I should add that I am open to the inverse being true too. None of this is an argument that maintenance treatments should not be available to any patient that wants them. As I’ve repeatedly stated in this blog, it’s just a push for good informed consent that empowers patients to advocate and choose for themselves.
Bill White’s recent post on chaos and recovery speaks to the variability in what helps some and harms others:
Unique service combinations that are transformative for one individual may exert no effects, minimal effects, or even harmful effects on others. This proposition affirms the need for expansive menus of recovery support elements (as opposed to a fixed “program”) and rapid adaptations in such offerings based on individual responses to services over time. It also suggests that any single pathway model of addiction and recovery will only result in sustained recovery for a limited subset of the total population of AOD-affected individuals and that those outside that subset could be injured when subjected to mismatched interventions. In medicine, such injuries are referred to as iatrogenic illnesses (e.g., treatment-caused harm).
. . .
Suggesting such complex interactions within the recovery process is not an invitation to therapeutic nihilism or abandonment of science, e.g., the suggestion that all treatment and recovery frameworks are worthy and only need their elements combined. (Some may be ineffective or harmful.) It is instead an invitation to bring ALL of evidence-based, practice-informed ingredients into our service and support milieus, mixing and matching them as we draw from the experiential knowledge of people in recovery, while closely monitoring and adapting personal responses to various service clusters that are chosen. It further calls for a heightened level of professional humility and personal awe that unseen forces may be at work in providing a detonation point for these combustible ingredients.
Again, none of this is an argument to reduce access to any kind of treatment. Rather, it’s a call to talk more openly about what the evidence says and doesn’t say about the benefits, what we know and don’t know about the harms and risks, as well as the limitations.
UPDATE: One other theme in some of the reactions paint diversion as a product of a shortage of prescribers, citing reports that only 5% of US physicians have a waiver to prescribe buprenorphine.
To me, that seemed like an unhelpful statistic. I don’t know what percentage of US physicians are specialists like ophthalmologists, oncologists, nephrologists, surgeons, etc. I wouldn’t expect most specialists to prescribe something like buprenorphine under any regulatory circumstance.
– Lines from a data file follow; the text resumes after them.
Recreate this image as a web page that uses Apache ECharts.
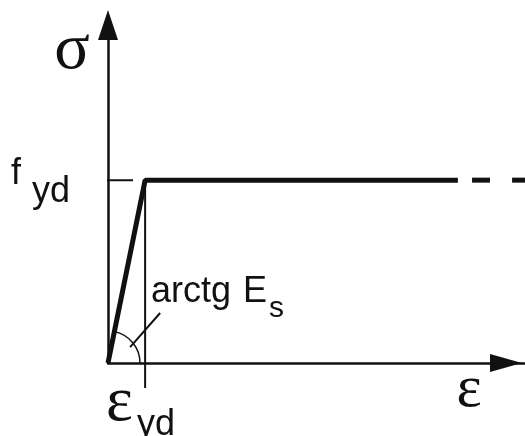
<!DOCTYPE html>
<html>
<head>
<meta charset="utf-8">
<script src="https://cdn.jsdelivr.net/npm/echarts@6/dist/echarts.min.js"></script>
<style>
html,body{margin:0;padding:0;background:#fff}
#chart{width:525px;height:436px}
</style>
</head>
<body>
<div id="chart"></div>
<script>
/*理想弹塑性 σ-ε 曲线数据*/
var curve = [[0, 0], [8.9, 54.1], [83.9, 54.1]];
var dash1 = [[87.3, 54.1], [91.6, 54.1]];
var dash2 = [[96.9, 54.1], [100, 54.1]];
var fydTick = [[-6.0, 54.1], [6.0, 54.1]];
var epsTick = [[8.9, 54.1], [8.9, -7.4]];
var leader = [[5.3, 4.7], [12.5, 14.8]];

var sigmaLabel = 'σ';
var epsLabel = 'ε';
var fLabel = ['f', 'yd'];
var epsYdLabel = ['ε', 'yd'];
var slopeLabel = ['arctg', 'E', 's'];

var ink = '#111';

function lineSeries(data, width) {
    return {
        type: 'line',
        data: data,
        symbol: 'none',
        clip: false,
        silent: true,
        animation: false,
        lineStyle: { color: ink, width: width }
    };
}

var chart = echarts.init(document.getElementById('chart'));
chart.setOption({
    animation: false,
    grid: {
        left: 108,
        right: 0,
        top: 25,
        bottom: 73
    },
    xAxis: {
        type: 'value',
        min: 0,
        max: 100,
        axisLine: {
            show: true,
            symbol: ['none', 'triangle'],
            symbolSize: [18, 32],
            symbolOffset: [0, -19],
            lineStyle: { color: ink, width: 2.5 }
        },
        axisTick: { show: false },
        axisLabel: { show: false },
        splitLine: { show: false }
    },
    yAxis: {
        type: 'value',
        min: 0,
        max: 100,
        axisLine: {
            show: true,
            symbol: ['none', 'triangle'],
            symbolSize: [20, 30],
            lineStyle: { color: ink, width: 2.5 }
        },
        axisTick: { show: false },
        axisLabel: { show: false },
        splitLine: { show: false }
    },
    series: [
        lineSeries(fydTick, 2),
        lineSeries(epsTick, 2),
        lineSeries(leader, 2),
        lineSeries(curve, 5),
        lineSeries(dash1, 5),
        lineSeries(dash2, 5)
    ]
});

/*角度弧线和文字*/
var o = chart.convertToPixel({ gridIndex: 0 }, curve[0]);
var p = chart.convertToPixel({ gridIndex: 0 }, curve[1]);
var ang = Math.atan2(p[1] - o[1], p[0] - o[0]);

function txt(str, x, y, size, family, align) {
    return {
        type: 'text',
        silent: true,
        style: {
            text: str,
            x: x,
            y: y,
            font: size + 'px ' + family,
            fill: ink,
            align: align || 'left',
            textAlign: align || 'left',
            verticalAlign: 'middle',
            textVerticalAlign: 'middle'
        }
    };
}

var sans = '"Liberation Sans", Arial, sans-serif';
var serif = '"Liberation Serif", "Times New Roman", serif';

chart.setOption({
    graphic: [
        {
            type: 'arc',
            silent: true,
            shape: { cx: o[0], cy: o[1], r: 32, startAngle: ang, endAngle: 0, clockwise: true },
            style: { stroke: ink, fill: null, lineWidth: 1.5 }
        },
        txt(sigmaLabel, 72, 51, 66, serif, 'center'),
        txt(epsLabel, 469, 390, 60, serif, 'center'),
        txt(epsYdLabel[0], 119.5, 403, 64, serif, 'center'),
        txt(epsYdLabel[1], 137, 425.5, 36, sans),
        txt(fLabel[0], 11, 174.5, 36, sans),
        txt(fLabel[1], 32, 192.5, 36, sans),
        txt(slopeLabel[0], 151, 292.5, 36, sans),
        txt(slopeLabel[1], 243, 292.5, 36, sans),
        txt(slopeLabel[2], 269, 308.6, 30, sans)
    ]
});
</script>
</body>
</html>
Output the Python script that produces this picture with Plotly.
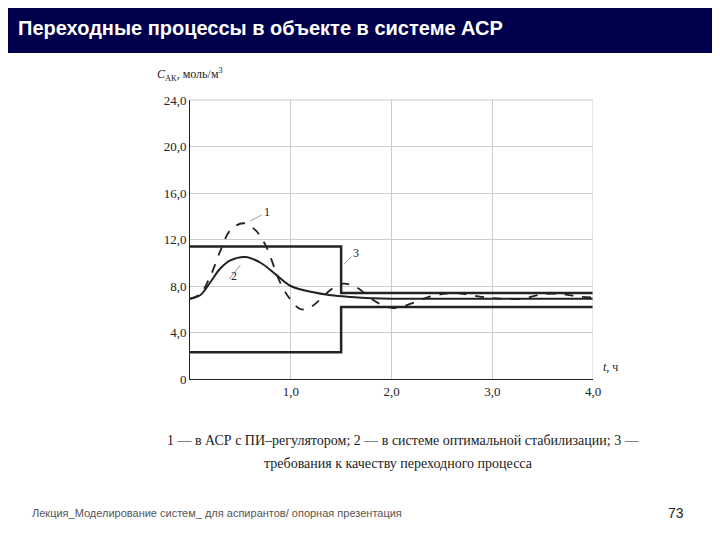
import plotly.graph_objects as go

# curve 1: ASR with PI controller (dashed)
t1 = [0, 0.1, 0.2, 0.3, 0.4, 0.53, 0.65, 0.75, 0.9, 1.0, 1.1, 1.2, 1.3, 1.4, 1.52, 1.65, 1.8, 1.9, 2.03, 2.2, 2.35, 2.5, 2.65, 2.8, 2.95, 3.1, 3.3, 3.5, 3.7, 3.85, 4.0]
c1 = [6.9, 7.3, 8.8, 11.0, 12.8, 13.4, 12.8, 11.5, 8.2, 6.8, 6.0, 6.2, 6.9, 7.7, 8.2, 7.9, 6.9, 6.4, 6.1, 6.5, 7.0, 7.3, 7.4, 7.2, 7.0, 6.9, 6.9, 7.3, 7.3, 7.1, 7.0]
# curve 2: optimal stabilisation (solid)
t2 = [0, 0.1, 0.2, 0.3, 0.4, 0.55, 0.7, 0.85, 1.0, 1.2, 1.4, 1.6, 1.8, 2.0, 2.5, 3.0, 3.5, 4.0]
c2 = [6.9, 7.2, 8.3, 9.5, 10.2, 10.5, 10.0, 9.0, 8.0, 7.5, 7.2, 7.05, 6.95, 6.9, 6.9, 6.9, 6.9, 6.9]
# curve 3: quality requirements (upper / lower bounds)
t3 = [0, 1.5, 1.5, 4.0]
upper = [11.4, 11.4, 7.4, 7.4]
lower = [2.3, 2.3, 6.2, 6.2]

fig = go.Figure()
fig.add_trace(go.Scatter(x=t3, y=upper, mode="lines", line=dict(color="#222", width=2.5)))
fig.add_trace(go.Scatter(x=t3, y=lower, mode="lines", line=dict(color="#222", width=2.5)))
fig.add_trace(go.Scatter(x=t2, y=c2, mode="lines", line=dict(color="#222", width=2, shape="spline")))
fig.add_trace(go.Scatter(x=t1, y=c1, mode="lines", line=dict(color="#222", width=1.8, dash="dash", shape="spline")))

serif = "Liberation Serif"
for txt, x, y, ax, ay in [("1", 0.76, 14.4, 0.6, 13.6), ("2", 0.44, 8.9, 0.5, 9.8), ("3", 1.65, 10.8, 1.53, 9.9)]:
    fig.add_annotation(x=x, y=y, text=txt, showarrow=False, font=dict(family=serif, size=12, color="#222"))
    fig.add_shape(type="line", x0=ax, y0=ay, x1=x - 0.05, y1=y - 0.3, line=dict(color="#999", width=1))

fig.update_layout(
    width=720, height=540, showlegend=False,
    paper_bgcolor="white", plot_bgcolor="white",
    margin=dict(l=182, r=135, t=92, b=169, autoexpand=False),
    xaxis=dict(range=[0, 4], tickvals=[1, 2, 3, 4], ticktext=["1,0", "2,0", "3,0", "4,0"],
               showgrid=True, gridcolor="#ccc", zeroline=False, showline=True, linecolor="#222",
               mirror=False, tickfont=dict(family=serif, size=13, color="#222"), ticks=""),
    yaxis=dict(range=[0, 24], tickvals=[0, 4, 8, 12, 16, 20, 24],
               ticktext=["0", "4,0", "8,0", "12,0", "16,0", "20,0", "24,0"],
               showgrid=True, gridcolor="#ccc", zeroline=False, showline=True, linecolor="#222",
               tickfont=dict(family=serif, size=13, color="#222"), ticks=""),
)
fig.add_shape(type="line", xref="x", yref="paper", x0=4, x1=4, y0=0, y1=1, line=dict(color="#ccc", width=1))
fig.add_shape(type="line", xref="x", yref="paper", x0=0, x1=4, y0=1, y1=1, line=dict(color="#ccc", width=1))

# title bar
fig.add_shape(type="rect", xref="paper", yref="paper", x0=-182/403, x1=(720-182)/403, y0=(540-169-45)/279, y1=(540-169)/279,
              fillcolor="#00004d", line=dict(width=0), layer="above")
fig.add_annotation(xref="paper", yref="paper", x=-174/403, y=(540-169-20)/279, xanchor="left", yanchor="middle",
                   text="<b>Переходные процессы в объекте в системе АСР</b>", showarrow=False,
                   font=dict(family="Liberation Sans", size=20, color="white"))
fig.add_annotation(xref="paper", yref="paper", x=-35/403, y=(540-169-66)/279, xanchor="left", yanchor="middle",
                   text="<i>С</i><sub>АК</sub>, моль/м<sup>3</sup>", showarrow=False, font=dict(family=serif, size=12, color="#222"))
fig.add_annotation(xref="paper", yref="paper", x=1.02, y=0.01, xanchor="left", yanchor="bottom",
                   text="<i>t</i>, ч", showarrow=False, font=dict(family=serif, size=12, color="#222"))
fig.add_annotation(xref="paper", yref="paper", x=(395-182)/403, y=(540-169-432)/279, yanchor="middle",
                   text="1 — в АСР с ПИ–регулятором; 2 — в системе оптимальной стабилизации; 3 —", showarrow=False,
                   font=dict(family=serif, size=14, color="#222"))
fig.add_annotation(xref="paper", yref="paper", x=(390-182)/403, y=(540-169-455)/279, yanchor="middle",
                   text="требования к качеству переходного процесса", showarrow=False,
                   font=dict(family=serif, size=14, color="#222"))
fig.add_annotation(xref="paper", yref="paper", x=-160/403, y=(540-169-505)/279, xanchor="left", yanchor="middle",
                   text="Лекция_Моделирование систем_ для аспирантов/ опорная презентация", showarrow=False,
                   font=dict(family="Liberation Sans", size=11, color="#555"))
fig.add_annotation(xref="paper", yref="paper", x=(668-182)/403, y=(540-169-505)/279, xanchor="center", yanchor="middle",
                   text="73", showarrow=False, font=dict(family="Liberation Sans", size=14, color="#222"))

fig.write_html("out.html")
So . . . I did a little googling.
- There are 65,195 waivered docs in the US.
- As of 2010, there were about 208,807 primary care physicians in the US. (The most recent year I could find.)
- As of last year, there were 25,630 psychiatrists
That number of waivered physicians constitutes the equivalent of 27.8% of all primary care and psychiatrists in the US.
That seems substantial to me.
Further, a post from 3 years ago addressed concerns about access to maintenance medications. One would assume that buprenorphine sales and utilization have increased since these numbers were generated in 2010 and 2013.
- It reports that 75% of opioid addiction patients are not treated with MAT, yet another government report says that 27.8% of all substance use disorder patients were treated with MAT. (Not just opioid use disorder patients, ALL substance use disorder patients.)
- It’s also important to remember that even the higher numbers underestimate the number of people who have received MAT. Many people admitted to abstinence-based treatment have previously tried MAT.
- And, Suboxone is the number 39 drug in the US and has sales of more than $1 billion despite losing market share to generics. (Meaning that the market for the drug is growing, even if sales of the brand name version are shrinking.)